[What you have to do]
Return all lines in the material below that contain "chart".
start Record excerpts
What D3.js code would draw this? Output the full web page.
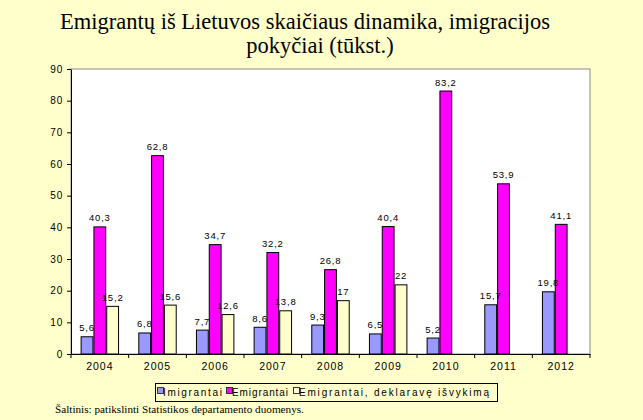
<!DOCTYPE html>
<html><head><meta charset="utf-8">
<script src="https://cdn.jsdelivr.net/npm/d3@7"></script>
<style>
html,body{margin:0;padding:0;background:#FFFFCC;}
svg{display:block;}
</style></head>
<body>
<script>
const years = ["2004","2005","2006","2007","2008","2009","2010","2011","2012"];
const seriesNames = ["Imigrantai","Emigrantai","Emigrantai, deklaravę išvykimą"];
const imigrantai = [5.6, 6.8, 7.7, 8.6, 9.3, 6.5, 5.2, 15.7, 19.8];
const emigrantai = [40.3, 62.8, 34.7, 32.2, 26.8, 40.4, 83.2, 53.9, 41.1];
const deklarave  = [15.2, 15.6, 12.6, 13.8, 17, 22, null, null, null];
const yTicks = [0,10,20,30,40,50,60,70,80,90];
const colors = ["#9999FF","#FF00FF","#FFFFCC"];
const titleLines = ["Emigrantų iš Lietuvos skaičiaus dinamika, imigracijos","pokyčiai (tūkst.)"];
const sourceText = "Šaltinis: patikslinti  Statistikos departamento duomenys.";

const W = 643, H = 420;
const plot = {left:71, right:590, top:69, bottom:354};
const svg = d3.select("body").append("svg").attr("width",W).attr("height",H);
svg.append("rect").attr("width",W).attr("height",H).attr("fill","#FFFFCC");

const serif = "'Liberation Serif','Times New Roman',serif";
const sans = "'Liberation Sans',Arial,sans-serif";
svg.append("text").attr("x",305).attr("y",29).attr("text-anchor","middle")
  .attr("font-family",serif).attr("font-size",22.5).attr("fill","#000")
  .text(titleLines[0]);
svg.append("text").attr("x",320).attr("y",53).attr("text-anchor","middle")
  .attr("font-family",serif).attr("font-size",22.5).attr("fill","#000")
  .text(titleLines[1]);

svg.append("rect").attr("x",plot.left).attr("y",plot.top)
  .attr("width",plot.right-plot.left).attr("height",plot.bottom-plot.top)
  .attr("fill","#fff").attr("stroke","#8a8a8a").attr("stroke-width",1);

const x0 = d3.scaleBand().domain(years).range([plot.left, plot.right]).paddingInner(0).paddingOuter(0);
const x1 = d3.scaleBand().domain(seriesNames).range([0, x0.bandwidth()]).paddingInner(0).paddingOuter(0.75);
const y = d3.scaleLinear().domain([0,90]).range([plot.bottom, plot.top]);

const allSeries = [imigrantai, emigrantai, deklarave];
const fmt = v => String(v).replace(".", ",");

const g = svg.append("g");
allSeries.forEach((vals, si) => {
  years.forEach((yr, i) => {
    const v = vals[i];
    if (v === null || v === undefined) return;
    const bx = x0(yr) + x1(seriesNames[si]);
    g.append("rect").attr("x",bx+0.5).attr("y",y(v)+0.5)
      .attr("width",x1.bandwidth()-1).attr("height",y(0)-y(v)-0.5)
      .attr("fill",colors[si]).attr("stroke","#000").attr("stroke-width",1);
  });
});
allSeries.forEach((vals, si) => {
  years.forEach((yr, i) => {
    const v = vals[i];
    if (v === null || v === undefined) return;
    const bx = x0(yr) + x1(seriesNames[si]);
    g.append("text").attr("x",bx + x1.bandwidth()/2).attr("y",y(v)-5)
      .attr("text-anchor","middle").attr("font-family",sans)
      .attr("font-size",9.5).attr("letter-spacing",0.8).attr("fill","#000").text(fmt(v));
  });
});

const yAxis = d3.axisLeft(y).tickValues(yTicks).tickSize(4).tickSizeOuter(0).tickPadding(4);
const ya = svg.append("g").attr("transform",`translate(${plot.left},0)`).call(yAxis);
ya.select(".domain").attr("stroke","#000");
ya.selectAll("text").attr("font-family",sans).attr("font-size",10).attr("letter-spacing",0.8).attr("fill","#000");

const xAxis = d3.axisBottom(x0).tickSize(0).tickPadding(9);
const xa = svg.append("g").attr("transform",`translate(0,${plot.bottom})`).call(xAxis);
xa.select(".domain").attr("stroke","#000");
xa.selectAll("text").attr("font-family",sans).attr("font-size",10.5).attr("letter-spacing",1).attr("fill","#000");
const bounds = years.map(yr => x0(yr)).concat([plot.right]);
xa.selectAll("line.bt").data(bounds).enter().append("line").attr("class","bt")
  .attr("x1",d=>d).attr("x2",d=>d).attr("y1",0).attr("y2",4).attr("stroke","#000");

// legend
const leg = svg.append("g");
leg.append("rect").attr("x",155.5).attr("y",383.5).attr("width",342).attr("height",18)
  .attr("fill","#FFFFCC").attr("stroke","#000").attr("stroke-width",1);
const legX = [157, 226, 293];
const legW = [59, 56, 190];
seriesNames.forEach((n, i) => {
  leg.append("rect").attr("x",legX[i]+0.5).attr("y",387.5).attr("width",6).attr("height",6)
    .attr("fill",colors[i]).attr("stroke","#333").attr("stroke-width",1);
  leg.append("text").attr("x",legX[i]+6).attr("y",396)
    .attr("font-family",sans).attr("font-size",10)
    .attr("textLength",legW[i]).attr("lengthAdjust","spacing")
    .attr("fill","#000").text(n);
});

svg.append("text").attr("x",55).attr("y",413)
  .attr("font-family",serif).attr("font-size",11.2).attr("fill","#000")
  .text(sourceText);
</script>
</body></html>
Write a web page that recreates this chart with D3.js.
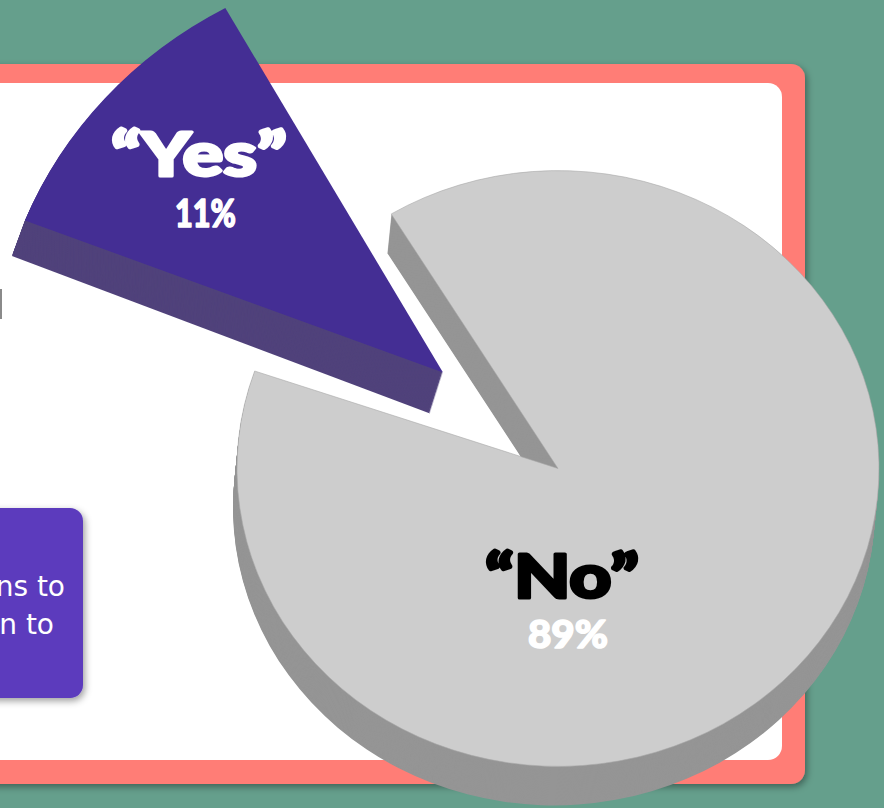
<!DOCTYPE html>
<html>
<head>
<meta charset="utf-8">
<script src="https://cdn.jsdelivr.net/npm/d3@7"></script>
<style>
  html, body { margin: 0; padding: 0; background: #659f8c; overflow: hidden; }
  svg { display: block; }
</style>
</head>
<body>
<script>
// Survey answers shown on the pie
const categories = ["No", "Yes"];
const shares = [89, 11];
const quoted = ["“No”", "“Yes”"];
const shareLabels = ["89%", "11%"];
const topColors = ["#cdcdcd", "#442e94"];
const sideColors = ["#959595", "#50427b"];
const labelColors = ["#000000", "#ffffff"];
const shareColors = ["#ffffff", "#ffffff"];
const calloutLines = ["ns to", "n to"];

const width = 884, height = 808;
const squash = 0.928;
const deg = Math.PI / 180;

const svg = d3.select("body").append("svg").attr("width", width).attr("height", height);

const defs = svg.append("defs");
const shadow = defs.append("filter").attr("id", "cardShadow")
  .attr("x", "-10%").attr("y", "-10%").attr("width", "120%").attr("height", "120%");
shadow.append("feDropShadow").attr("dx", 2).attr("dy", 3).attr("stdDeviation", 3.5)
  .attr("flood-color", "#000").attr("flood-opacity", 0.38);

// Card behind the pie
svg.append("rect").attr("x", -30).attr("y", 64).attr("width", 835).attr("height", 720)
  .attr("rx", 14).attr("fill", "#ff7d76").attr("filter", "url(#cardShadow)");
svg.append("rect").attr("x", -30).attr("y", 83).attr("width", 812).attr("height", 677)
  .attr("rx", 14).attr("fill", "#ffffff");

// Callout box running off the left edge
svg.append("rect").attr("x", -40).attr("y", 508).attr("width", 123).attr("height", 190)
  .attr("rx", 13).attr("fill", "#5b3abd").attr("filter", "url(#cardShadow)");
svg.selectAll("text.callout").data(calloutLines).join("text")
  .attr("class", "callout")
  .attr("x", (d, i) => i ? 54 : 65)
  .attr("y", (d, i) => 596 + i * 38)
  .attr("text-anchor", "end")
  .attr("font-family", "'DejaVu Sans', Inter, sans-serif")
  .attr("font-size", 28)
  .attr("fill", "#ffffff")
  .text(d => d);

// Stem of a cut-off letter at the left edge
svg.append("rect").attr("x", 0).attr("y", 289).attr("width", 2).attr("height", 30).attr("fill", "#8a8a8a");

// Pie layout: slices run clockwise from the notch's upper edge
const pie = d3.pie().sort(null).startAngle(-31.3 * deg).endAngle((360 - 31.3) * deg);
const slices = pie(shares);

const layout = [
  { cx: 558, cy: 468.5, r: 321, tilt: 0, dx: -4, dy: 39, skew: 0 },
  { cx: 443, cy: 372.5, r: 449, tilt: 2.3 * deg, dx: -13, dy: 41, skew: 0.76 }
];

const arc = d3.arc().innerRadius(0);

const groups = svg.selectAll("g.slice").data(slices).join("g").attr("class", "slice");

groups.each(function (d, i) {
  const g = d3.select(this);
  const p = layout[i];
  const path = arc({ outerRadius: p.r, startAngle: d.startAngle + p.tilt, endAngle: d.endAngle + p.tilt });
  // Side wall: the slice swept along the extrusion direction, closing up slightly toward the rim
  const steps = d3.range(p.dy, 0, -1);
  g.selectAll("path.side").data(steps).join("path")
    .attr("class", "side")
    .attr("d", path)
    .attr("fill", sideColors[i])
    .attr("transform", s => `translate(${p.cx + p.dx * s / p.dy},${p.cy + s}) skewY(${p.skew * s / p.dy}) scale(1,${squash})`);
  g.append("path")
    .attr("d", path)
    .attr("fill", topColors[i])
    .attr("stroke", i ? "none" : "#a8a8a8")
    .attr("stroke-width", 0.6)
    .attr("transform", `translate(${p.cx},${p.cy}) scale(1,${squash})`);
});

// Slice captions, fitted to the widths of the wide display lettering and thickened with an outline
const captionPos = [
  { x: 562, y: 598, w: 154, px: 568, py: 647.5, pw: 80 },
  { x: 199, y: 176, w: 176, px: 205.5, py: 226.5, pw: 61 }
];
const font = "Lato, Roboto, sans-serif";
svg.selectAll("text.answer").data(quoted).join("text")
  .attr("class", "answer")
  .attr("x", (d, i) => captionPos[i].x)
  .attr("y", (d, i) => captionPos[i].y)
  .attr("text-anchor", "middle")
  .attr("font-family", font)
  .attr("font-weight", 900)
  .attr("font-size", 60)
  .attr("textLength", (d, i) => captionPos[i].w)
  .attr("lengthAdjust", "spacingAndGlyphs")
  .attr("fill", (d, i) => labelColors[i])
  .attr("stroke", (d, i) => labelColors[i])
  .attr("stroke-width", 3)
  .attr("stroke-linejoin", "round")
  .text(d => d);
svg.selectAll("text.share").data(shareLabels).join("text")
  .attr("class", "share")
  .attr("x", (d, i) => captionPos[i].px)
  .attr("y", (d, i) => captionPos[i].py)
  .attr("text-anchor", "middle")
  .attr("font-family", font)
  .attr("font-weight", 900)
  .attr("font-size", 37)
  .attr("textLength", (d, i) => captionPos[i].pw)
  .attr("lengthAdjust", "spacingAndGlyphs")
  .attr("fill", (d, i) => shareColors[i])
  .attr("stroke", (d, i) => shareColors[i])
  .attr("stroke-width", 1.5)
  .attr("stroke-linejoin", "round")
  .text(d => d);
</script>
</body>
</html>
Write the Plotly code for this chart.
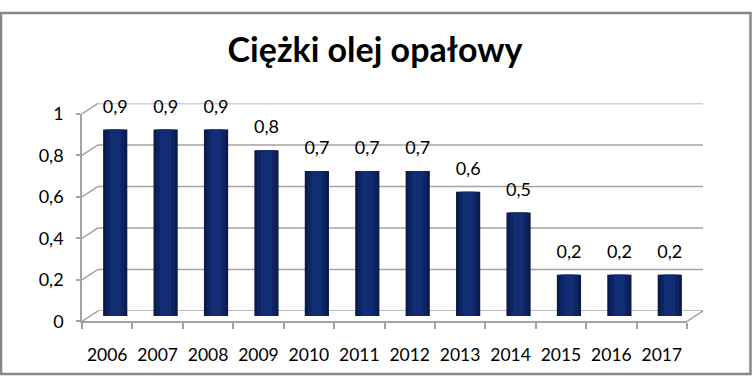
end Record excerpts
[Answer for this exercise]
Write a web page that recreates this chart with D3.js.
Write the Plotly code for this chart.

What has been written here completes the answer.